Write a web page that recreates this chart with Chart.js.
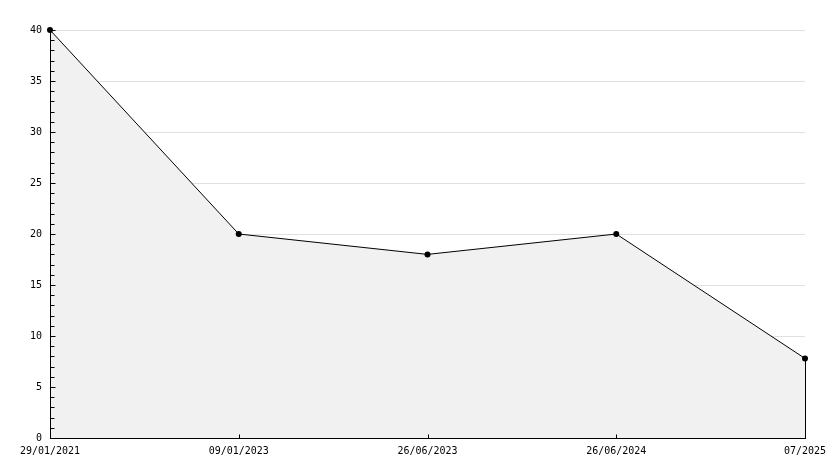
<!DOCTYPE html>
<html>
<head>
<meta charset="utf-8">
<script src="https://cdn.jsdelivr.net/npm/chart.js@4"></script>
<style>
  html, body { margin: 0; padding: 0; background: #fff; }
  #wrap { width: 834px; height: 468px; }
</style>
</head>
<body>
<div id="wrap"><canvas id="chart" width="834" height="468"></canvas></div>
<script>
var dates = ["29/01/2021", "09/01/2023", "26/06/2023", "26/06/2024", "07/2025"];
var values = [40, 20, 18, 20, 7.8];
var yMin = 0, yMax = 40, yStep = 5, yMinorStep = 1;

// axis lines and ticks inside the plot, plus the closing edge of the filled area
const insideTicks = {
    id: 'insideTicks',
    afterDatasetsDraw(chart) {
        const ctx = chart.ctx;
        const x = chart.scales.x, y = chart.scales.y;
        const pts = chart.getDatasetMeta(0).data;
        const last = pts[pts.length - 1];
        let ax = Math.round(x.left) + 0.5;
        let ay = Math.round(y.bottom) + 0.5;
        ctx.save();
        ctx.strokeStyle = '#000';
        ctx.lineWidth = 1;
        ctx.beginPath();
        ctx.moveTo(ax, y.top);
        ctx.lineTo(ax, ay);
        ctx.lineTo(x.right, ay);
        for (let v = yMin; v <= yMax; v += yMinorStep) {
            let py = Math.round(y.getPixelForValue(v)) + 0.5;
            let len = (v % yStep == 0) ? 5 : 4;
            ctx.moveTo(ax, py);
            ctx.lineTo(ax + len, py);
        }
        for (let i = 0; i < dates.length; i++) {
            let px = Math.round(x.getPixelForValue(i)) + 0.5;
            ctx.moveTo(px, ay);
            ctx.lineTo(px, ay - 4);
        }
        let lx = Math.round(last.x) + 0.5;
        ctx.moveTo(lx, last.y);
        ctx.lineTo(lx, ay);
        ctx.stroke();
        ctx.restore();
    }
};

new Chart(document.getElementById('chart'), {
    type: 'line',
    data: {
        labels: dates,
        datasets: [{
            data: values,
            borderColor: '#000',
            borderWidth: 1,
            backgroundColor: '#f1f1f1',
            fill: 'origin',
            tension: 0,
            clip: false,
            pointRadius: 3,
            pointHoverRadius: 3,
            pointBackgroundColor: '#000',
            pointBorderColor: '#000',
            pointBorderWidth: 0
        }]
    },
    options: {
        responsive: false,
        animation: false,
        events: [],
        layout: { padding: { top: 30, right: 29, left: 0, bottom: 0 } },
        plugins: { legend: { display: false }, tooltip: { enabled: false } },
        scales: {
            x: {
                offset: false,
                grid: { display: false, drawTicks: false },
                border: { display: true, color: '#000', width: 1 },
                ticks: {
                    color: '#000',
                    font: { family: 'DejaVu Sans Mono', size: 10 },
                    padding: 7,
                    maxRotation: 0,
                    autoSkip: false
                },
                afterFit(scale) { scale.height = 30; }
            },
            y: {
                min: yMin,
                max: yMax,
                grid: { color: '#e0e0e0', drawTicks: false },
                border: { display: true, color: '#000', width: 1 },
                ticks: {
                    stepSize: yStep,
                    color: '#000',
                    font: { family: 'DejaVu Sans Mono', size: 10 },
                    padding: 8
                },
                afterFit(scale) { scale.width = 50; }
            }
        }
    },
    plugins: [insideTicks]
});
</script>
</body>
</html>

_ _ _ _ _

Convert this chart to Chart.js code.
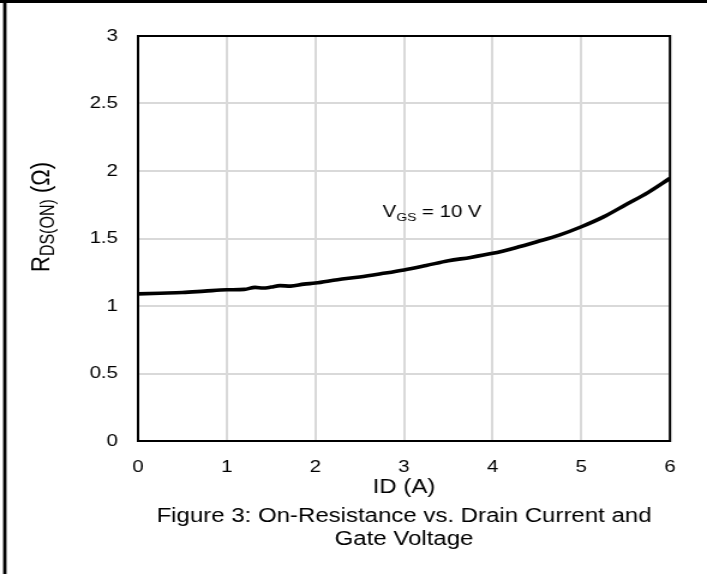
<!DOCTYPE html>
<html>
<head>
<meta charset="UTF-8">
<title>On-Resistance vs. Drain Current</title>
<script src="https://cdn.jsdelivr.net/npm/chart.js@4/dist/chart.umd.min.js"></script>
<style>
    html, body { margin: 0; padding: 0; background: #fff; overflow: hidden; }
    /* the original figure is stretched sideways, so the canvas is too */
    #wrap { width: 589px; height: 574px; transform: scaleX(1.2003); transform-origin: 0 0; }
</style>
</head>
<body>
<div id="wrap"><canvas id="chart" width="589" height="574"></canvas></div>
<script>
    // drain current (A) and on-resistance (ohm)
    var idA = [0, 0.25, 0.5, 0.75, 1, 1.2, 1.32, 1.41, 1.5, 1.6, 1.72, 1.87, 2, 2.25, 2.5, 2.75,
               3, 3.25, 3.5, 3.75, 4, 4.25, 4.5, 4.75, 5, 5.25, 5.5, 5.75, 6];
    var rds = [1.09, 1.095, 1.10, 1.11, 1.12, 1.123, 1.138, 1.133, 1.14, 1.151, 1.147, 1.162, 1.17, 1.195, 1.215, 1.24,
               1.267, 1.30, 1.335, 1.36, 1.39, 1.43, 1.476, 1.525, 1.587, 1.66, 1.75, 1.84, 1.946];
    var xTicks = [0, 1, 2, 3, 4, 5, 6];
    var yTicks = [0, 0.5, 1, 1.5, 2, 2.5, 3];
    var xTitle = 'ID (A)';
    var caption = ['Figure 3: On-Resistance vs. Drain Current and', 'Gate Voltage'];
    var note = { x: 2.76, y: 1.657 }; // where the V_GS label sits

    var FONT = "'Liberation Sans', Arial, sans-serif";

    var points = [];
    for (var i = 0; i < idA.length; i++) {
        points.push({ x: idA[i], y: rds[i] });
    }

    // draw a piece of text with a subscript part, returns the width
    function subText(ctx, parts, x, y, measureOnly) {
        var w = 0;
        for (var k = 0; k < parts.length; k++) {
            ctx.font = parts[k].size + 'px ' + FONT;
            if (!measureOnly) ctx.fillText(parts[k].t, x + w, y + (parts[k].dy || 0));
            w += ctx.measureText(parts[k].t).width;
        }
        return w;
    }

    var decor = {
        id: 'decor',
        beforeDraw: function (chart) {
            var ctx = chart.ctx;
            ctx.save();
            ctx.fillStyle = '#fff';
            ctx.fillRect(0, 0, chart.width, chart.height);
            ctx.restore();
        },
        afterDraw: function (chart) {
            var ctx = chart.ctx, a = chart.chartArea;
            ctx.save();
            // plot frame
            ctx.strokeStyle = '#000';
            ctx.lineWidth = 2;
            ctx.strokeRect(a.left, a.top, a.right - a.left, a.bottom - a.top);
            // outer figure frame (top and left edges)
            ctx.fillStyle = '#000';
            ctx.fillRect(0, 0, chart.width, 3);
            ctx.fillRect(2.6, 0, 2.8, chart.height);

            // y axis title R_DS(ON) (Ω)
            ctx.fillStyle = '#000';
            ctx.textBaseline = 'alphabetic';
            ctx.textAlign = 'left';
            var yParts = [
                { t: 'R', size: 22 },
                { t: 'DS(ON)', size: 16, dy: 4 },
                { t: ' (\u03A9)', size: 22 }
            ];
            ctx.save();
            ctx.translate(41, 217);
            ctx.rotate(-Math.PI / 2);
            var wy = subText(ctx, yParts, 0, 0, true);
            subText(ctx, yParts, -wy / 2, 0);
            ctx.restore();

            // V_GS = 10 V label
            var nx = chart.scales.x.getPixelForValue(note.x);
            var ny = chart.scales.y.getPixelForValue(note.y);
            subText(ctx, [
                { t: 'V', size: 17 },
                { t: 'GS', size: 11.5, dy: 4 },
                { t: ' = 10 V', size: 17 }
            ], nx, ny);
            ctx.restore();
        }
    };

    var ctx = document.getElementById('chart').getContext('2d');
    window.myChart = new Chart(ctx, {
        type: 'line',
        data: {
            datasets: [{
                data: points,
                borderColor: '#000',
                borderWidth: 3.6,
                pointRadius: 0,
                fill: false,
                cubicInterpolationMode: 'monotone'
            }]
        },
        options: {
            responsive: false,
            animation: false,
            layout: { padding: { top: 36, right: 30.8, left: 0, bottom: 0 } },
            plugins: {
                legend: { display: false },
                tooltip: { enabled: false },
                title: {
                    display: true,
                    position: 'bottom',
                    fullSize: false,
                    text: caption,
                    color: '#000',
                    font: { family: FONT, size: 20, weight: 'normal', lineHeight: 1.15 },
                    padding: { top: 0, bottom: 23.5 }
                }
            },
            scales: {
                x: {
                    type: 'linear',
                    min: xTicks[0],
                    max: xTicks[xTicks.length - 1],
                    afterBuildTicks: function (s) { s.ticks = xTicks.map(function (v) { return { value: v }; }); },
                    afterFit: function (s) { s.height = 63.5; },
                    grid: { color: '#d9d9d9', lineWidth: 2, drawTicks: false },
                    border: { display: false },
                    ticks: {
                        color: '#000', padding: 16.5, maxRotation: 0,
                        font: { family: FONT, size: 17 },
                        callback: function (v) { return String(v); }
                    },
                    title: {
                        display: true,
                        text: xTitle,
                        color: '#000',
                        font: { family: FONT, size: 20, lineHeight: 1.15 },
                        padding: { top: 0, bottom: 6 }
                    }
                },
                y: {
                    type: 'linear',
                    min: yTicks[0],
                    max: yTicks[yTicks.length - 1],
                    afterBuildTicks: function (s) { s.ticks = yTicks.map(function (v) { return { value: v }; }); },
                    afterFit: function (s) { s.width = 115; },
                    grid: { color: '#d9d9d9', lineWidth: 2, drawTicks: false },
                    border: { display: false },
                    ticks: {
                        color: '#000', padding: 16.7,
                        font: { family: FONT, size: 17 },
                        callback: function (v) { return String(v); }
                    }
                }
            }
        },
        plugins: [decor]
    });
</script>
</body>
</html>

_ _ _ _ _

Copy the listing above exactly, but only from the line with "Write a web" through the line with "var yMin = 0, yMax", including those two lines and excluding any picture.

Write a web page that recreates this chart with Chart.js.
<!DOCTYPE html>
<html>
<head>
<meta charset="utf-8">
<script src="https://cdn.jsdelivr.net/npm/chart.js@4"></script>
<style>
  html, body { margin: 0; padding: 0; background: #fff; }
  #wrap { width: 834px; height: 468px; }
</style>
</head>
<body>
<div id="wrap"><canvas id="chart" width="834" height="468"></canvas></div>
<script>
var dates = ["29/01/2021", "09/01/2023", "26/06/2023", "26/06/2024", "07/2025"];
var values = [40, 20, 18, 20, 7.8];
var yMin = 0, yMax = 40, yStep = 5, yMinorStep = 1;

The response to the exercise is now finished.